Hardware teams can adopt the same discipline without waiting for a full prototype build. A demo doesn't have to be the whole system. It can be one subsystem answering one question. A thermal test rig that demonstrates the cooling approach works at load. A firmware build running on production-equivalent hardware that proves the latency target is achievable. A mechanical assembly that answers the ergonomics question definitively.
The question defines the scope. The scope makes the demo achievable. The demo generates the decision. The decision moves the program forward.
What Good Looks Like
The best mid-cycle demos I've seen almost never look like the final product. Not even close.

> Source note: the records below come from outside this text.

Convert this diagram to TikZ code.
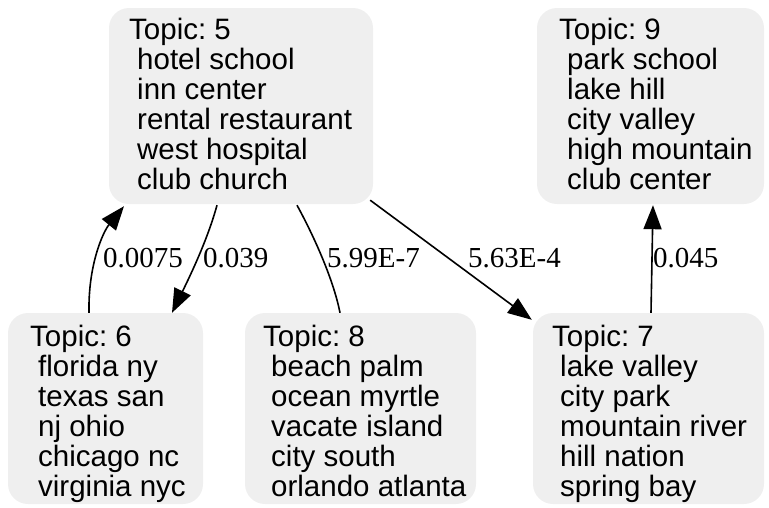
\documentclass[tikz,border=0pt]{standalone}
\usepackage{fontspec}
\setmainfont{Liberation Serif}
\newfontfamily\boxfont{Liberation Sans}
\usetikzlibrary{arrows.meta,calc}
\definecolor{boxgray}{RGB}{239,239,239}
\tikzset{
  topicbox/.style={draw=none, fill=boxgray, rounded corners=20pt, rectangle, inner sep=0pt},
  topictext/.style={anchor=north west, inner sep=0pt, align=left, font=\boxfont\fontsize{29.5}{30}\selectfont\frenchspacing},
  elabel/.style={anchor=west, inner sep=0pt, font=\fontsize{29}{30}\selectfont},
  conn/.style={line width=1.6pt, black},
  arr/.style={conn, -{Triangle[length=24pt,width=18pt]}}
}
\newcommand{\ind}{\hspace*{8pt}}
\begin{document}
\begin{tikzpicture}[x=1pt,y=-1pt]
\useasboundingbox (0,0) rectangle (769,507);
% boxes
\node[topicbox, minimum width=264pt, minimum height=196pt] (t5) at (241,106) {};
\node[topicbox, minimum width=227pt, minimum height=196pt] (t9) at (650.5,106) {};
\node[topicbox, minimum width=195pt, minimum height=191pt] (t6) at (105.5,408.5) {};
\node[topicbox, minimum width=231pt, minimum height=191pt] (t8) at (360.5,408.5) {};
\node[topicbox, minimum width=231pt, minimum height=191pt] (t7) at (648.5,408.5) {};
% texts
\node[topictext] (x5) at (129,18) {Topic: 5\\\ind hotel school\\\ind inn center\\\ind rental restaurant\\\ind west hospital\\\ind club church};
\node[topictext] (x9) at (559,18) {Topic: 9\\\ind park school\\\ind lake hill\\\ind city valley\\\ind high mountain\\\ind club center};
\node[topictext] (x6) at (30,325) {Topic: 6\\\ind florida ny\\\ind texas san\\\ind nj ohio\\\ind chicago nc\\\ind virginia nyc};
\node[topictext] (x8) at (263,325) {Topic: 8\\\ind beach palm\\\ind ocean myrtle\\\ind vacate island\\\ind city south\\\ind orlando atlanta};
\node[topictext] (x7) at (552,325) {Topic: 7\\\ind lake valley\\\ind city park\\\ind mountain river\\\ind hill nation\\\ind spring bay};
% connectors
\draw[arr] ($(t6.north)+(-16.5,0)$) .. controls (88,265) and (103,232) .. ($(t5.south)+(-117,2)$);
\draw[arr] ($(t5.south)+(-24,1)$) .. controls (208,238) and (192,272) .. ($(t6.north)+(66.5,0)$);
\draw[conn] ($(t5.south)+(56,1)$) .. controls (316,240) and (334,282) .. ($(t8.north)+(-20.5,0)$);
\draw[arr] ($(t5.south east)+(-3,-4)$) -- ($(t7.north west)+(-1,7)$);
\draw[arr] ($(t7.north)+(2.5,0)$) -- ($(t9.south)+(2.5,1)$);
% labels
\node[elabel] (l1) at (103,258) {0.0075};
\node[elabel] (l2) at (203,258) {0.039};
\node[elabel] (l3) at (327,258) {5.99E-7};
\node[elabel] (l4) at (468,258) {5.63E-4};
\node[elabel] (l5) at (653,258) {0.045};
\end{tikzpicture}
\end{document}
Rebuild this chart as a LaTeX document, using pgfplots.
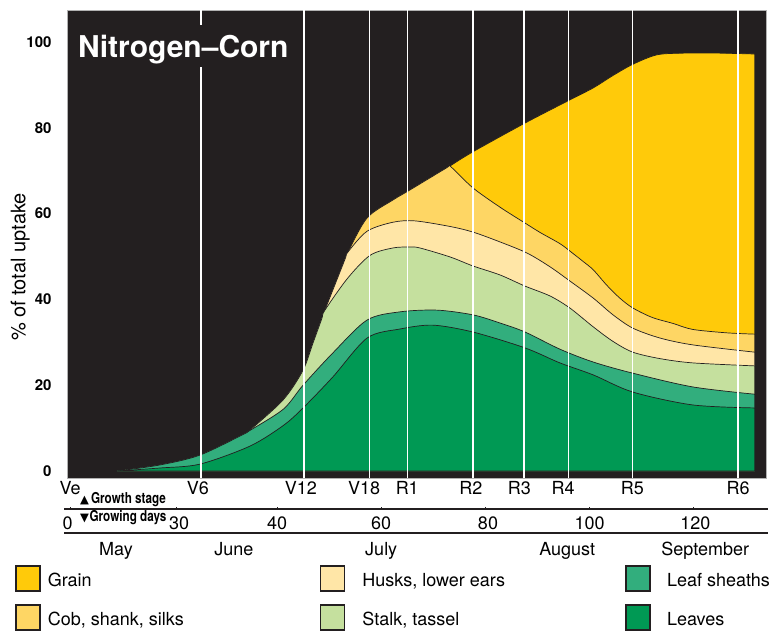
\documentclass[border=0pt]{standalone}
\usepackage{pgfplots}
\pgfplotsset{compat=1.18}
\usepackage{fontspec}
\setmainfont{TeX Gyre Heros}
\newfontfamily\symfont{DejaVu Sans}
\usepackage{graphicx}
\definecolor{bgblack}{HTML}{231F20}
\definecolor{grain}{HTML}{FFCA0A}
\definecolor{cob}{HTML}{FED664}
\definecolor{husk}{HTML}{FFE6A7}
\definecolor{stalk}{HTML}{C5E09E}
\definecolor{sheath}{HTML}{32AE7D}
\definecolor{leaves}{HTML}{009954}
\newcommand{\lent}[3]{\makebox[#1][l]{\hspace{#2}\raisebox{-3.5pt}{#3}}}
\begin{document}
\begin{tikzpicture}
\path[use as bounding box] (-67pt,-153pt) rectangle (712pt,478pt);
\begin{axis}[
  at={(0pt,0pt)}, anchor=south west,
  scale only axis, width=699pt, height=468pt,
  xmin=-0.31, xmax=133.86, ymin=-1.63, ymax=107.46,
  clip=false,
  axis background/.style={fill=bgblack},
  axis line style={draw=gray!60, line width=0.6pt},
  major tick length=0pt,
  ytick={0,20,40,60,80,100},
  /pgf/number format/assume math mode=true,
  yticklabel style={font=\bfseries\fontsize{15}{18}\selectfont, anchor=east, xshift=-12pt},
  xtick={0.27,24.8,44.6,56.7,65.0,77.2,86.5,94.9,108.2,128.5},
  xticklabels={Ve,V6,V12,V18,R1,R2,R3,R4,R5,R6},
  xticklabel style={font=\fontsize{18}{22}\selectfont},
  ylabel={\% of total uptake},
  every axis y label/.style={at={(axis description cs:-0.067,0.451)}, rotate=90, anchor=center, font=\fontsize{20}{24}\selectfont},
  legend columns=3,
  legend cell align=left,
  legend style={at={(axis description cs:-0.0741,-0.1863)}, anchor=north west,
    draw=none, fill=none, inner sep=0pt, outer sep=0pt,
    font=\fontsize{18}{22}\selectfont, row sep=12.4pt, nodes={inner sep=0pt}},
  legend image code/.code={\draw[#1, draw=bgblack, line width=1.6pt] (0pt,-12.5pt) rectangle (24pt,12.5pt);},
]
% Grain (total uptake)
\addplot[smooth, fill=grain, draw=bgblack, line width=0.7pt, forget plot] coordinates {
(9.3,0)(17.5,1.4)(25.2,3.7)(33.8,8.7)(34.6,9.3)(41.2,16.6)(45.0,23.5)(46.9,29.8)(48.6,35.5)(49.2,37.5)(53.0,49.2)(53.6,51.0)(57.3,59.0)(62.3,63.2)(65.5,65.5)(72.6,70.7)(73.2,71.1)(77.6,74.4)(87.6,81.1)(96.2,86.5)(100.7,89.3)(104.5,92.2)(108.3,94.8)(112.9,97.0)(118.0,97.4)(125.0,97.4)(131.7,97.2)
} \closedcycle;
% Cob, shank, silks
\addplot[smooth, fill=cob, draw=bgblack, line width=0.7pt, forget plot] coordinates {
(9.3,0)(17.5,1.4)(25.2,3.7)(33.8,8.7)(34.6,9.3)(41.2,16.6)(45.0,23.5)(46.9,29.8)(48.6,35.5)(49.2,37.5)(53.0,49.2)(53.6,51.0)(57.3,59.0)(62.3,63.2)(65.5,65.5)(72.6,70.7)(73.2,71.1)(77.6,66.0)(82.8,61.5)(87.6,57.8)(90.5,55.6)(94.3,53.0)(96.5,51.0)(98.8,48.8)(100.7,46.9)(103.3,43.3)(105.8,40.3)(108.3,38.0)(112.0,35.8)(116.0,34.4)(119.8,33.0)(126.4,32.2)(131.7,31.9)
} \closedcycle;
% Husks, lower ears
\addplot[smooth, fill=husk, draw=bgblack, line width=0.7pt, forget plot] coordinates {
(9.3,0)(17.5,1.4)(25.2,3.7)(33.8,8.7)(34.6,9.3)(41.2,16.6)(45.0,23.5)(46.9,29.8)(48.6,35.5)(49.2,37.5)(53.0,49.2)(53.6,51.0)(57.3,55.9)(62.3,58.0)(66.5,58.3)(73.2,57.0)(77.6,55.7)(82.8,53.4)(88.0,50.8)(92.4,47.6)(96.2,44.3)(100.7,40.3)(104.5,36.4)(108.3,33.3)(113.5,31.0)(119.8,29.4)(131.7,27.7)
} \closedcycle;
% Stalk, tassel
\addplot[smooth, fill=stalk, draw=bgblack, line width=0.7pt, forget plot] coordinates {
(9.3,0)(17.5,1.4)(25.2,3.7)(33.8,8.7)(34.6,9.3)(41.2,16.6)(45.0,23.5)(46.9,29.8)(48.6,35.5)(49.2,37.5)(53.6,45.0)(57.9,50.3)(62.3,52.0)(65.5,52.2)(67.4,52.0)(73.2,49.9)(77.6,47.8)(82.8,45.7)(87.6,43.1)(92.4,40.8)(96.2,38.0)(100.7,33.6)(104.5,30.2)(108.3,27.7)(113.5,26.2)(119.8,25.2)(131.7,24.5)
} \closedcycle;
% Leaf sheaths
\addplot[smooth, fill=sheath, draw=bgblack, line width=0.7pt, forget plot] coordinates {
(9.3,0)(17.5,1.4)(25.2,3.7)(33.8,8.7)(34.6,9.3)(41.2,14.4)(45.0,20.0)(50.7,27.5)(57.3,35.2)(63.6,37.1)(70.7,37.5)(77.6,36.4)(82.8,34.5)(87.6,32.4)(94.3,28.4)(100.7,25.4)(108.3,22.8)(119.8,19.6)(131.7,17.9)
} \closedcycle;
% Leaves
\addplot[smooth, fill=leaves, draw=bgblack, line width=0.7pt, forget plot] coordinates {
(9.3,0)(17.5,0.7)(25.2,1.6)(34.8,5.8)(41.2,10.6)(45.0,14.7)(50.7,21.9)(57.3,31.0)(63.6,33.1)(69.9,34.0)(77.6,32.4)(87.6,28.7)(94.3,25.2)(100.7,22.4)(108.3,18.4)(119.8,15.4)(131.7,14.7)
} \closedcycle;
% growth stage lines
\pgfplotsinvokeforeach{25.4,45.2,57.7,65.1,77.6,87.4,95.9,108.3,128.5}{
  \addplot[white, line width=1.3pt, forget plot] coordinates {(#1,-1.63) (#1,107.46)};
}
% legend
\addlegendimage{fill=grain}
\addlegendentry{\lent{279pt}{7pt}{Grain}}
\addlegendimage{fill=husk}
\addlegendentry{\lent{280pt}{17pt}{Husks, lower ears}}
\addlegendimage{fill=sheath}
\addlegendentry{\lent{120pt}{16pt}{Leaf sheaths}}
\addlegendimage{fill=cob}
\addlegendentry{\lent{279pt}{7pt}{Cob, shank, silks}}
\addlegendimage{fill=stalk}
\addlegendentry{\lent{280pt}{17pt}{Stalk, tassel}}
\addlegendimage{fill=leaves}
\addlegendentry{\lent{120pt}{16pt}{Leaves}}
% title
\node[anchor=base west, fill=bgblack, inner xsep=3pt, inner ysep=0pt, text height=32pt, text depth=10pt, text=white, font=\bfseries\fontsize{30}{36}\selectfont] at (axis cs:1.23,96.5) {Nitrogen\textendash Corn};
% growing days scale
\draw[line width=1.2pt, bgblack] (axis cs:-0.88,-8.86) -- (axis cs:134.24,-8.86);
\draw[line width=1.2pt, bgblack] (axis cs:-0.88,-14.45) -- (axis cs:134.24,-14.45);
\pgfplotsinvokeforeach{0.3,20.8,40,60,80,100,120}{
  \draw[line width=1pt, bgblack] (axis cs:#1,-8.86) -- (axis cs:#1,-8.3);
}
\node[anchor=base west, inner sep=0pt, font=\bfseries\fontsize{15}{18}\selectfont] at (axis cs:2.19,-7.69) {{\symfont\fontsize{11.5}{12}\selectfont ▲}\hspace{2pt}\scalebox{0.78}[1]{Growth stage}};
\node[anchor=base west, inner sep=0pt, font=\bfseries\fontsize{15}{18}\selectfont] at (axis cs:2.19,-11.66) {{\symfont\fontsize{11.5}{12}\selectfont ▼}\hspace{0.5pt}\scalebox{0.78}[1]{Growing days}};
\node[anchor=base, inner sep=0pt, font=\fontsize{18}{22}\selectfont] at (axis cs:-0.2,-13.75) {0};
\node[anchor=base, inner sep=0pt, font=\fontsize{18}{22}\selectfont] at (axis cs:21.2,-13.75) {30};
\node[anchor=base, inner sep=0pt, font=\fontsize{18}{22}\selectfont] at (axis cs:40,-13.75) {40};
\node[anchor=base, inner sep=0pt, font=\fontsize{18}{22}\selectfont] at (axis cs:60,-13.75) {60};
\node[anchor=base, inner sep=0pt, font=\fontsize{18}{22}\selectfont] at (axis cs:80.5,-13.75) {80};
\node[anchor=base, inner sep=0pt, font=\fontsize{18}{22}\selectfont] at (axis cs:100,-13.75) {100};
\node[anchor=base, inner sep=0pt, font=\fontsize{18}{22}\selectfont] at (axis cs:120.3,-13.75) {120};
% months
\node[anchor=base, inner sep=0pt, font=\fontsize{18}{22}\selectfont] at (axis cs:9.1,-19.58) {May};
\node[anchor=base, inner sep=0pt, font=\fontsize{18}{22}\selectfont] at (axis cs:31.7,-19.58) {June};
\node[anchor=base, inner sep=0pt, font=\fontsize{18}{22}\selectfont] at (axis cs:60.0,-19.58) {July};
\node[anchor=base, inner sep=0pt, font=\fontsize{18}{22}\selectfont] at (axis cs:95.7,-19.58) {August};
\node[anchor=base, inner sep=0pt, font=\fontsize{18}{22}\selectfont] at (axis cs:122.2,-19.58) {September};
\end{axis}
\end{tikzpicture}
\end{document}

What they share is focus. A thermal test rig answering one cooling question. A mechanical assembly settling an ergonomics debate. A firmware build on production-equivalent hardware proving a latency target is achievable. A rough form study that exists for one reason: to get hands on it and find out if the balance point feels right.
The scope is narrow by design. The question is stated before anything hits the table. And the room leaves with clarity it didn't walk in with.
Nobody applauds. That's the point.
A Note on Leadership's Role
Demos don't work without informed leadership in the room. The framing contract runs both ways. The team's job is to define the question and scope the demo honestly. Leadership's job is to show up prepared, engage with the specific question being tested, and leave with a decision rather than an impression.
A demo that ends with "great work, keep it up" has failed just as surely as one that creates false confidence. The goal isn't applause. It's alignment on what's true, what's next, and who's deciding.
If you're running hardware programs, build the mid-cycle demo into your rhythm. Define the question before you define the demo. Tell the room what they're looking at and what they're not looking at. Then use the room to get clarity you couldn't get any other way.
Don't set it up to get applause. Set it up to get alignment.